▶ Problem requirements: Write out the listing below exactly, and omit any images you find in it.

[Dataset excerpt start]

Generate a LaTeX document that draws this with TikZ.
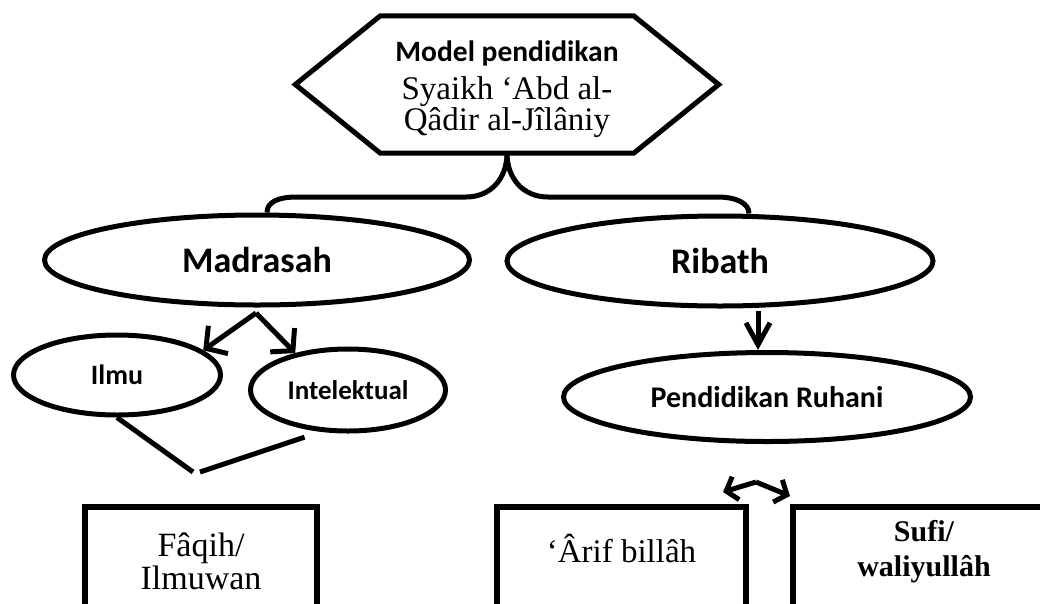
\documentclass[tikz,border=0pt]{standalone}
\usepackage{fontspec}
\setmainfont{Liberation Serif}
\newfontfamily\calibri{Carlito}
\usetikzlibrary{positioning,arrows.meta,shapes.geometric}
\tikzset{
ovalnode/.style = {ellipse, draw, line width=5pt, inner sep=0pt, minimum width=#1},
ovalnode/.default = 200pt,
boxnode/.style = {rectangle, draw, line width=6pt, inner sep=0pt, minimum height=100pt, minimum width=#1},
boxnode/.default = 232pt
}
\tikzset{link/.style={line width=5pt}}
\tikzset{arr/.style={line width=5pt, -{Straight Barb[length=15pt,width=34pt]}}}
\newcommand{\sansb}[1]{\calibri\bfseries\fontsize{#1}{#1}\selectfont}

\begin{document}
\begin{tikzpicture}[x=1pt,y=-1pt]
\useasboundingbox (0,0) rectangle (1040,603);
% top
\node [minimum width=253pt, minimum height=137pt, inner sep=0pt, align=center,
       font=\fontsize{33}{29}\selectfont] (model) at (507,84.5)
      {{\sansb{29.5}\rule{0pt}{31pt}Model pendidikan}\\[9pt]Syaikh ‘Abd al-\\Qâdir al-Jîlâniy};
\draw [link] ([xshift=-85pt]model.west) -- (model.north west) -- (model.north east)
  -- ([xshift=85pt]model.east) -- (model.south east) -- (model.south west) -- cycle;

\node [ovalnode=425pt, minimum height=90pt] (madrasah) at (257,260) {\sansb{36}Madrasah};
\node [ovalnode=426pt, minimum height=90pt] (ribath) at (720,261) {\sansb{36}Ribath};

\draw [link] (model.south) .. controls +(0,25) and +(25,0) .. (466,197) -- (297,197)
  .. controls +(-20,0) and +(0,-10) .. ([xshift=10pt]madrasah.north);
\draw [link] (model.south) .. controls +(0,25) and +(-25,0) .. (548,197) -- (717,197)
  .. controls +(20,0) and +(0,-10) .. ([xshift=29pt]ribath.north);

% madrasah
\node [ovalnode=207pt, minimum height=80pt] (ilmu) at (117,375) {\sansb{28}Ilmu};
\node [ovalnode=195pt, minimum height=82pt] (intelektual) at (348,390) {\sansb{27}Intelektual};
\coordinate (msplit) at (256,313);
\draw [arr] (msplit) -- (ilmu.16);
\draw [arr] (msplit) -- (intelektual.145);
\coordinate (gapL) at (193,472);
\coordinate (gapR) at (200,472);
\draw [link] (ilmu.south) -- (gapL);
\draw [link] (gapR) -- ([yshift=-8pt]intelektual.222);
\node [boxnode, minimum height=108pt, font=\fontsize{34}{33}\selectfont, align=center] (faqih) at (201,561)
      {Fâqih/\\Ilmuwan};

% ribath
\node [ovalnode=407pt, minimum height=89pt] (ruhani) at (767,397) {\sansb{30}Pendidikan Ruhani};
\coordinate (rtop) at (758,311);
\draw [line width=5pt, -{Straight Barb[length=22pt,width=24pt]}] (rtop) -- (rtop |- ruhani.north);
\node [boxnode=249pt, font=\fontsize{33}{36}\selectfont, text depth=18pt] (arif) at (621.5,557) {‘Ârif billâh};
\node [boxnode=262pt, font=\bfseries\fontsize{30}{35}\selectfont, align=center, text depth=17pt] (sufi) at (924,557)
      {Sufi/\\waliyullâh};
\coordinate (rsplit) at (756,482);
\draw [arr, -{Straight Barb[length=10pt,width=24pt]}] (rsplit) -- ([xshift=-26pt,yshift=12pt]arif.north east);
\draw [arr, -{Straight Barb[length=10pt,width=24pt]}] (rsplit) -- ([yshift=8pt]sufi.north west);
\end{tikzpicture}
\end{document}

[Dataset excerpt end]

▶ Expected output:
Generate a LaTeX document that draws this with TikZ.
\documentclass[tikz,border=0pt]{standalone}
\usepackage{fontspec}
\setmainfont{Liberation Serif}
\newfontfamily\calibri{Carlito}
\usetikzlibrary{positioning,arrows.meta,shapes.geometric}
\tikzset{
ovalnode/.style = {ellipse, draw, line width=5pt, inner sep=0pt, minimum width=#1},
ovalnode/.default = 200pt,
boxnode/.style = {rectangle, draw, line width=6pt, inner sep=0pt, minimum height=100pt, minimum width=#1},
boxnode/.default = 232pt
}
\tikzset{link/.style={line width=5pt}}
\tikzset{arr/.style={line width=5pt, -{Straight Barb[length=15pt,width=34pt]}}}
\newcommand{\sansb}[1]{\calibri\bfseries\fontsize{#1}{#1}\selectfont}

\begin{document}
\begin{tikzpicture}[x=1pt,y=-1pt]
\useasboundingbox (0,0) rectangle (1040,603);
% top
\node [minimum width=253pt, minimum height=137pt, inner sep=0pt, align=center,
       font=\fontsize{33}{29}\selectfont] (model) at (507,84.5)
      {{\sansb{29.5}\rule{0pt}{31pt}Model pendidikan}\\[9pt]Syaikh ‘Abd al-\\Qâdir al-Jîlâniy};
\draw [link] ([xshift=-85pt]model.west) -- (model.north west) -- (model.north east)
  -- ([xshift=85pt]model.east) -- (model.south east) -- (model.south west) -- cycle;

\node [ovalnode=425pt, minimum height=90pt] (madrasah) at (257,260) {\sansb{36}Madrasah};
\node [ovalnode=426pt, minimum height=90pt] (ribath) at (720,261) {\sansb{36}Ribath};

\draw [link] (model.south) .. controls +(0,25) and +(25,0) .. (466,197) -- (297,197)
  .. controls +(-20,0) and +(0,-10) .. ([xshift=10pt]madrasah.north);
\draw [link] (model.south) .. controls +(0,25) and +(-25,0) .. (548,197) -- (717,197)
  .. controls +(20,0) and +(0,-10) .. ([xshift=29pt]ribath.north);

% madrasah
\node [ovalnode=207pt, minimum height=80pt] (ilmu) at (117,375) {\sansb{28}Ilmu};
\node [ovalnode=195pt, minimum height=82pt] (intelektual) at (348,390) {\sansb{27}Intelektual};
\coordinate (msplit) at (256,313);
\draw [arr] (msplit) -- (ilmu.16);
\draw [arr] (msplit) -- (intelektual.145);
\coordinate (gapL) at (193,472);
\coordinate (gapR) at (200,472);
\draw [link] (ilmu.south) -- (gapL);
\draw [link] (gapR) -- ([yshift=-8pt]intelektual.222);
\node [boxnode, minimum height=108pt, font=\fontsize{34}{33}\selectfont, align=center] (faqih) at (201,561)
      {Fâqih/\\Ilmuwan};

% ribath
\node [ovalnode=407pt, minimum height=89pt] (ruhani) at (767,397) {\sansb{30}Pendidikan Ruhani};
\coordinate (rtop) at (758,311);
\draw [line width=5pt, -{Straight Barb[length=22pt,width=24pt]}] (rtop) -- (rtop |- ruhani.north);
\node [boxnode=249pt, font=\fontsize{33}{36}\selectfont, text depth=18pt] (arif) at (621.5,557) {‘Ârif billâh};
\node [boxnode=262pt, font=\bfseries\fontsize{30}{35}\selectfont, align=center, text depth=17pt] (sufi) at (924,557)
      {Sufi/\\waliyullâh};
\coordinate (rsplit) at (756,482);
\draw [arr, -{Straight Barb[length=10pt,width=24pt]}] (rsplit) -- ([xshift=-26pt,yshift=12pt]arif.north east);
\draw [arr, -{Straight Barb[length=10pt,width=24pt]}] (rsplit) -- ([yshift=8pt]sufi.north west);
\end{tikzpicture}
\end{document}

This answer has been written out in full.